Critical Art Ensemble (CAE) is a collective of five tactical media practitioners of various specializations including computer graphics and web design, film/video, photography, text art, book art, and performance. For CAE, tactical media is situational, ephemeral, and self-terminating. It encourages the use of any media that will engage a particular socio-political context in order to create molecular interventions and semiotic shocks that collectively could diminish the rising intensity of authoritarian culture.
Since its formation in 1987 in Tallahassee, Florida, CAE has been frequently invited to exhibit and perform projects examining issues surrounding information, communications and bio-technologies by museums and other cultural institutions. These include the Whitney Museum and the New Museum in NYC; the Corcoran Museum in Washington D.C.; the ICA, London; the MCA, Chicago; Schirn Kunsthalle, Frankfurt; Musée d’Art Moderne de la Ville de Paris; the London Museum of Natural History; Kunsthalle Luzern, and dOCUMENTA 13.
The collective has written 7 books, and its writings have been translated into 18 languages.
Its work has been covered by art journals, including Artforum, Kunstforum, and The Drama Review. Critical Art Ensemble is the recipient of awards, including the 2007 Andy Warhol Foundation Wynn Kramarsky Freedom of Artistic Expression Grant, the 2004 John Lansdown Award for Multimedia, and the 2004 Leonardo New Horizons Award for Innovation.

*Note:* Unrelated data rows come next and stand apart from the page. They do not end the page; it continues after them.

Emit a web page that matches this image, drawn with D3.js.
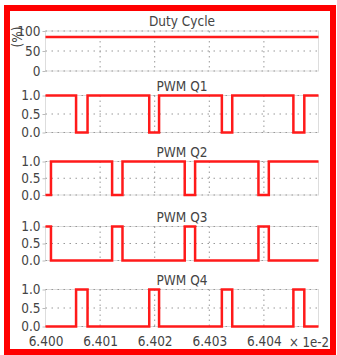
<!DOCTYPE html>
<html>
<head>
<meta charset="utf-8">
<script src="https://cdn.jsdelivr.net/npm/d3@7"></script>
<style>
  html, body { margin: 0; padding: 0; background: #fff; }
  svg { display: block; }
</style>
</head>
<body>
<div id="chart"></div>
<script>
// PWM waveforms — time in units of 1e-2 s
const xTicks = [6.400, 6.401, 6.402, 6.403, 6.404];
const xDomain = [6.400, 6.405];

const dutyT = [6.400, 6.405];
const dutyV = [85, 85];

// step points: value holds from each time until the next
const q1T = [6.4000, 6.40056, 6.40077, 6.40190, 6.40208, 6.40323, 6.40342, 6.40454, 6.40474, 6.4050];
const q1V = [1, 0, 1, 0, 1, 0, 1, 0, 1, 1];
const q2T = [6.4000, 6.40010, 6.40122, 6.40141, 6.40255, 6.40274, 6.40390, 6.40409, 6.4050];
const q2V = [0, 1, 0, 1, 0, 1, 0, 1, 1];
const q3T = [6.4000, 6.40010, 6.40122, 6.40141, 6.40255, 6.40274, 6.40390, 6.40409, 6.4050];
const q3V = [1, 0, 1, 0, 1, 0, 1, 0, 0];
const q4T = [6.4000, 6.40056, 6.40077, 6.40190, 6.40208, 6.40323, 6.40342, 6.40454, 6.40474, 6.4050];
const q4V = [0, 1, 0, 1, 0, 1, 0, 1, 0, 0];

const titles = ['Duty Cycle', 'PWM Q1', 'PWM Q2', 'PWM Q3', 'PWM Q4'];
const pwmTicks = [0, 0.5, 1];
const dutyTicks = [0, 50, 100];

const W = 337, H = 355;
const FONT = "'DejaVu Sans Condensed', 'DejaVu Sans', sans-serif";
const FS = '13.5px';
const TXT = '#444';
const GRID = '#999';

const svg = d3.select('#chart').append('svg')
  .attr('width', W).attr('height', H);

const x = d3.scaleLinear().domain(xDomain).range([45.5, 318.5]);

// panel boxes: [top, bottom]
const panels = [
  { t: dutyT, v: dutyV, dom: [0, 100], ticks: dutyTicks, fmt: d3.format('d'),  top: 31,    bot: 71 },
  { t: q1T,   v: q1V,   dom: [0, 1],   ticks: pwmTicks,  fmt: d3.format('.1f'), top: 95.5,  bot: 132.5 },
  { t: q2T,   v: q2V,   dom: [0, 1],   ticks: pwmTicks,  fmt: d3.format('.1f'), top: 161.5, bot: 195 },
  { t: q3T,   v: q3V,   dom: [0, 1],   ticks: pwmTicks,  fmt: d3.format('.1f'), top: 226.5, bot: 260.5 },
  { t: q4T,   v: q4V,   dom: [0, 1],   ticks: pwmTicks,  fmt: d3.format('.1f'), top: 289.5, bot: 326.5 }
];

panels.forEach((p, i) => {
  const y = d3.scaleLinear().domain(p.dom).range([p.bot, p.top]);
  const g = svg.append('g');

  // frame
  g.append('rect')
    .attr('x', x.range()[0]).attr('y', p.top)
    .attr('width', x.range()[1] - x.range()[0]).attr('height', p.bot - p.top)
    .attr('fill', 'none').attr('stroke', '#ddd').attr('stroke-width', 1);

  // grid
  g.selectAll('.gx').data(xTicks.slice(1)).enter().append('line')
    .attr('x1', d => x(d)).attr('x2', d => x(d))
    .attr('y1', p.top).attr('y2', p.bot)
    .attr('stroke', GRID).attr('stroke-width', 1).attr('stroke-dasharray', '1.5,3.5');
  g.selectAll('.gy').data(p.ticks).enter().append('line')
    .attr('x1', x.range()[0]).attr('x2', x.range()[1])
    .attr('y1', d => y(d)).attr('y2', d => y(d))
    .attr('stroke', GRID).attr('stroke-width', 1).attr('stroke-dasharray', '1.5,4.5');

  // y axis labels
  g.append('g')
    .attr('transform', `translate(${x.range()[0]},0)`)
    .call(d3.axisLeft(y).tickValues(p.ticks).tickFormat(p.fmt).tickSize(3).tickPadding(2))
    .call(a => a.select('.domain').remove())
    .call(a => a.selectAll('.tick line').attr('stroke', '#bbb'))
    .call(a => a.selectAll('.tick text')
      .attr('fill', TXT).attr('font-size', FS).attr('font-family', FONT));

  // title
  g.append('text')
    .attr('x', (x.range()[0] + x.range()[1]) / 2)
    .attr('y', p.top - 5)
    .attr('text-anchor', 'middle')
    .attr('font-size', FS).attr('font-family', FONT).attr('fill', TXT)
    .text(titles[i]);

  // waveform
  const pts = p.t.map((t, k) => [t, p.v[k]]);
  g.append('path')
    .datum(pts)
    .attr('d', d3.line().x(d => x(d[0])).y(d => y(d[1])).curve(d3.curveStepAfter))
    .attr('fill', 'none').attr('stroke', '#ff1a1a').attr('stroke-width', 2.5);

  // bottom x axis on last panel
  if (i === panels.length - 1) {
    g.append('g')
      .attr('transform', `translate(0,${p.bot})`)
      .call(d3.axisBottom(x).tickValues(xTicks).tickFormat(d3.format('.3f')).tickSize(0).tickPadding(9.5))
      .call(a => a.select('.domain').remove())
      .call(a => a.selectAll('.tick text')
        .attr('fill', TXT).attr('font-size', FS).attr('font-family', FONT));
  }
});

// y label of duty panel
svg.append('text')
  .attr('transform', 'translate(22,37) rotate(-90)')
  .attr('text-anchor', 'middle')
  .attr('font-size', FS).attr('font-family', FONT).attr('fill', TXT)
  .text('(%)');

// offset label
svg.append('text')
  .attr('x', 289).attr('y', 346.5)
  .attr('textLength', 40).attr('lengthAdjust', 'spacingAndGlyphs')
  .attr('font-size', FS).attr('font-family', FONT).attr('fill', TXT)
  .text('× 1e-2');

// outer red frame
svg.append('rect')
  .attr('x', 7).attr('y', 8).attr('width', 326).attr('height', 344)
  .attr('fill', 'none').attr('stroke', '#ff0000').attr('stroke-width', 6);
</script>
</body>
</html>
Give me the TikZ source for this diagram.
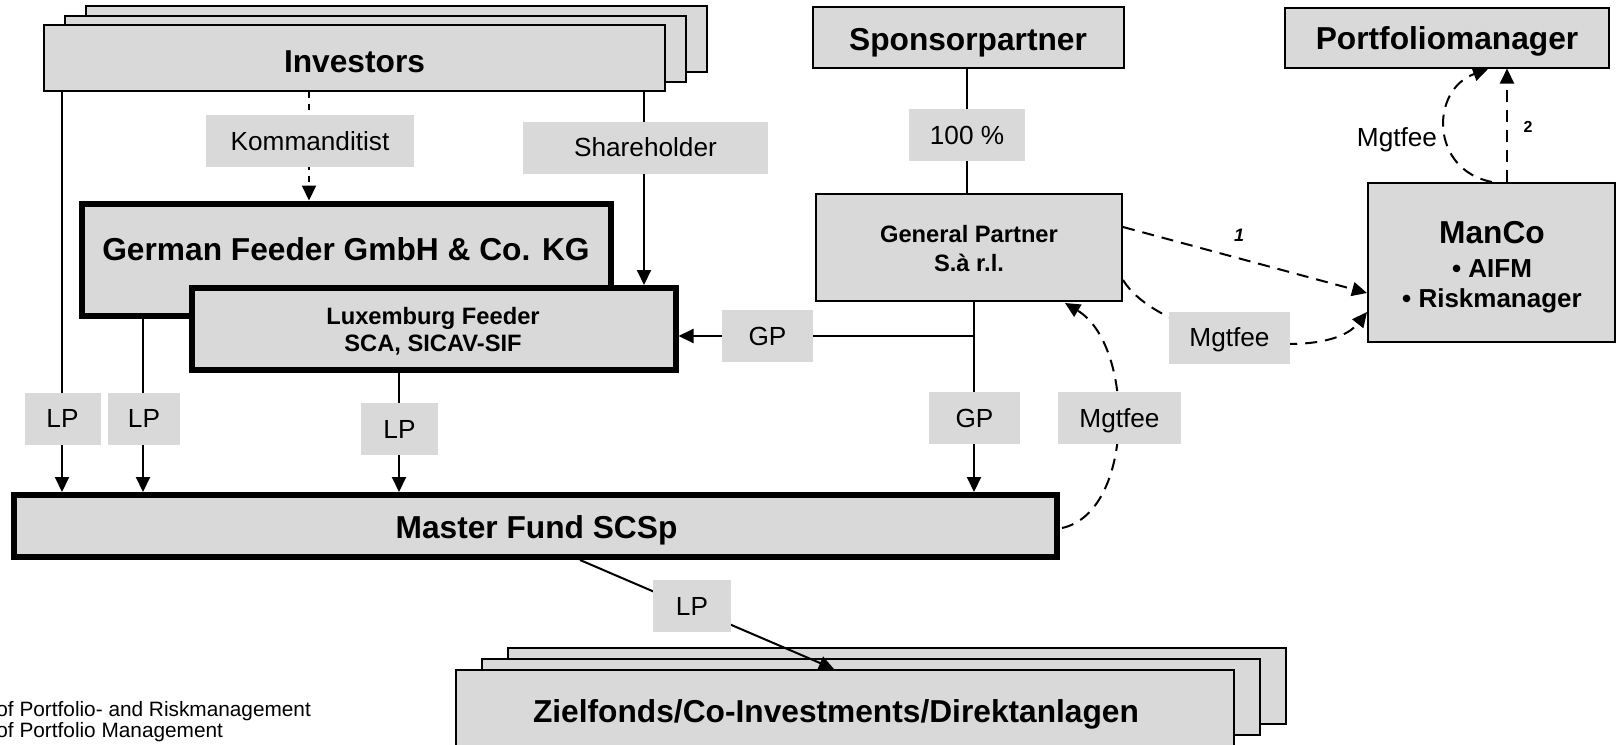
\documentclass[tikz,border=0pt]{standalone}
\usepackage{fontspec}
\setmainfont{Liberation Sans}
\usetikzlibrary{arrows.meta}
\definecolor{boxgray}{RGB}{217,217,217}

\begin{document}
\begin{tikzpicture}[x=0.5pt, y=-0.5pt,
  box/.style={draw=black, fill=boxgray, line width=1pt, inner sep=0pt},
  thickbox/.style={box, line width=3pt},
  title/.style={font=\fontsize{15.85}{19}\selectfont\bfseries, inner sep=0pt},
  sub/.style={font=\fontsize{11.85}{14}\selectfont\bfseries, inner sep=0pt},
  bullet/.style={font=\fontsize{13}{15}\selectfont\bfseries, inner sep=0pt},
  lbl/.style={fill=boxgray, inner sep=0pt, minimum height=26pt, text depth=0pt,
              font=\fontsize{13.1}{15}\selectfont},
  lbltext/.style={inner sep=0pt, text depth=0pt, font=\fontsize{13.1}{15}\selectfont},
  note/.style={inner sep=0pt, font=\fontsize{10.4}{12}\selectfont},
  conn/.style={line width=1pt},
  arr/.style={conn, -{Triangle[length=7.5pt, width=7pt]}},
  darr/.style={arr, dash pattern=on 6pt off 4pt},
  darrshort/.style={arr, dash pattern=on 3pt off 3pt},
 ]
\useasboundingbox (0,0) rectangle (1616,744);

% ---- Investors (stacked) ----
\node[box, minimum width=310.5pt, minimum height=33pt] (invC) at (396.5,39) {};
\node[box, minimum width=310.5pt, minimum height=33pt] (invB) at (375.5,48.5) {};
\node[box, minimum width=310.5pt, minimum height=33pt] (inv)  at (354.5,58) {};
\node[title, anchor=base] (invtext) at (354.5,72) {Investors};

% ---- Sponsorpartner and Portfoliomanager ----
\node[box, minimum width=155.5pt, minimum height=30.5pt] (sponsor) at (968.5,37.5) {};
\node[title, anchor=base] (sponsortext) at (968,50) {Sponsorpartner};
\node[box, minimum width=162pt, minimum height=30pt] (pm) at (1447,37.5) {};
\node[title, anchor=base] (pmtext) at (1447,49.5) {Portfoliomanager};

% ---- Feeders ----
\node[thickbox, minimum width=264.5pt, minimum height=56.25pt] (gf) at (346.5,259.75) {};
\node[title, anchor=base] (gftext) at (346,260) {German Feeder GmbH \& Co. KG};
\node[thickbox, minimum width=241.75pt, minimum height=41pt] (lux) at (433.75,329) {};
\node[sub, anchor=base] (luxa) at (433,324) {Luxemburg Feeder};
\node[sub, anchor=base] (luxb) at (433,351.5) {SCA, SICAV-SIF};

% ---- General Partner ----
\node[box, minimum width=153pt, minimum height=53.25pt] (gp) at (969,247.5) {};
\node[sub, anchor=base] (gpa) at (969,242.5) {General Partner};
\node[sub, anchor=base] (gpb) at (969,271.5) {S.à r.l.};

% ---- ManCo ----
\node[box, minimum width=123.5pt, minimum height=79.75pt] (manco) at (1491.5,262.5) {};
\node[title, anchor=base] (mancoa) at (1492,243) {ManCo};
\node[bullet, anchor=base] (mancob) at (1492,277) {• AIFM};
\node[bullet, anchor=base] (mancoc) at (1492,307) {• Riskmanager};

% ---- Master fund ----
\node[thickbox, minimum width=521.75pt, minimum height=31pt] (master) at (535.25,526) {};
\node[title, anchor=base] (mastertext) at (536.5,538) {Master Fund SCSp};

% ---- Target investments (stacked) ----
\node[box, minimum width=389pt, minimum height=38pt] (zielC) at (897,686) {};
\node[box, minimum width=389pt, minimum height=38pt] (zielB) at (871,697) {};
\node[box, minimum width=389pt, minimum height=38pt] (ziel)  at (845,708) {};
\node[title, anchor=base] (zieltext) at (836,722) {Zielfonds/Co-Investments/Direktanlagen};

% ---- connector columns ----
\coordinate (xA) at (62,0);
\coordinate (xB) at (143,0);
\coordinate (xC) at (399,0);
\coordinate (xK) at (309,0);
\coordinate (xS) at (644,0);
\coordinate (xP) at (967,0);
\coordinate (xG) at (974,0);
\coordinate (xM) at (1507,0);

% ---- solid connectors ----
\draw[arr] (inv.south -| xA) -- (master.north -| xA)
  node[lbl, minimum width=38pt] (lpA) at (62.5,418.5) {LP};
\draw[arr] (gf.south -| xB) -- (master.north -| xB)
  node[lbl, minimum width=36pt] (lpB) at (144,418.5) {LP};
\draw[arr] (lux.south -| xC) -- (master.north -| xC)
  node[lbl, minimum width=38.5pt] (lpC) at (399.5,429) {LP};
\draw[darrshort] (inv.south -| xK) -- (gf.north -| xK)
  node[lbl, minimum width=104pt] (komm) at (310,141) {Kommanditist};
\draw[arr] (inv.south -| xS) -- (lux.north -| xS)
  node[lbl, minimum width=122.5pt] (share) at (645.5,147.5) {Shareholder};
\draw[conn] (sponsor.south -| xP) -- (gp.north -| xP)
  node[lbl, minimum width=58pt] (pct) at (967,135) {100 \%};
\draw[arr] (gp.south -| xG) -- (master.north -| xG)
  node[lbl, minimum width=45.5pt] (gpV) at (974.5,418) {GP};
\coordinate (jn) at (974,336);
\draw[arr] (jn) -- (jn -| lux.east)
  node[lbl, minimum width=45.5pt] (gpH) at (767.5,336) {GP};
\coordinate (zs) at (580,560);
\coordinate (zt) at (834,669);
\draw[arr] (zs) -- (zt)
  node[lbl, minimum width=39pt] (lpD) at (692,606) {LP};

% ---- dashed connectors ----
\coordinate (oneS) at (1123,227);
\coordinate (oneE) at (1367,293);
\draw[darr] (oneS) -- (oneE)
  node[inner sep=0pt, font=\fontsize{9}{10}\selectfont\bfseries\itshape] (one) at (1239,235) {1};

\coordinate (mfS) at (1123,280);
\coordinate (mfE) at (1367,312);
\draw[darr] (mfS) .. controls (1160,340) and (1325,365) .. (mfE)
  node[lbl, minimum width=60.5pt] (mgR) at (1229.5,337.5) {Mgtfee};

\coordinate (mlS) at (1062,528);
\coordinate (mlE) at (1065,303);
\draw[darr] (mlS) .. controls (1135,512) and (1135,345) .. (mlE)
  node[lbl, minimum width=61.5pt] (mgL) at (1119.5,418) {Mgtfee};

\draw[darr] (manco.north -| xM) -- (pm.south -| xM)
  node[inner sep=0pt, font=\fontsize{8}{9}\selectfont\bfseries] (two) at (1528,127) {2};
\coordinate (mtS) at (1492,182);
\coordinate (mtE) at (1488,69);
\draw[darr] (mtS) .. controls (1430,170) and (1430,90) .. (mtE)
  node[lbltext] (mgT) at (1397,137) {Mgtfee};

% ---- notes ----
\node[note, anchor=base west] (noteA) at (-4,716) {of Portfolio- and Riskmanagement};
\node[note, anchor=base west] (noteB) at (-4,737) {of Portfolio Management};
\end{tikzpicture}
\end{document}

Formed in 1987, CAE's focus has been on the exploration of the intersections between art, critical theory, technology, and political activism. In 1986, Steve Kurtz and Steve Barnes began a collaboration to make low-tech videos with students. They credited each person who contributed to the productions under the signature of Critical Art Ensemble. During the summer of 1987, the group transformed into a broad-based artist and activist collective with six core members: Steve Kurtz, Steve Barnes, Dorian Burr, Beverly Schlee and Hope Kurtz. In 1987, the group’s first multimedia exhibitions were held at Club Nu in Miami and Pappy’s Lounge in Jackson, Mississippi. In 1988, the group’s first events are produced: Political Art In Florida? in collaboration with Group Material, and Frontier Production in collaboration with Thomas Lawson. In 1988-89, CAE begin to release their books of plagiarist text poetry (of which there are six in all). In 1989, the group collaborate with Gran Fury to release Cultural Vaccines, a multimedia event in Tallahassee, Florida, which critiques U.S. policy on HIV. In 1990, the group collaborated with Prostitutes of New York to create Peep Show which premiered at Window on Gaines in Tallahassee, Florida.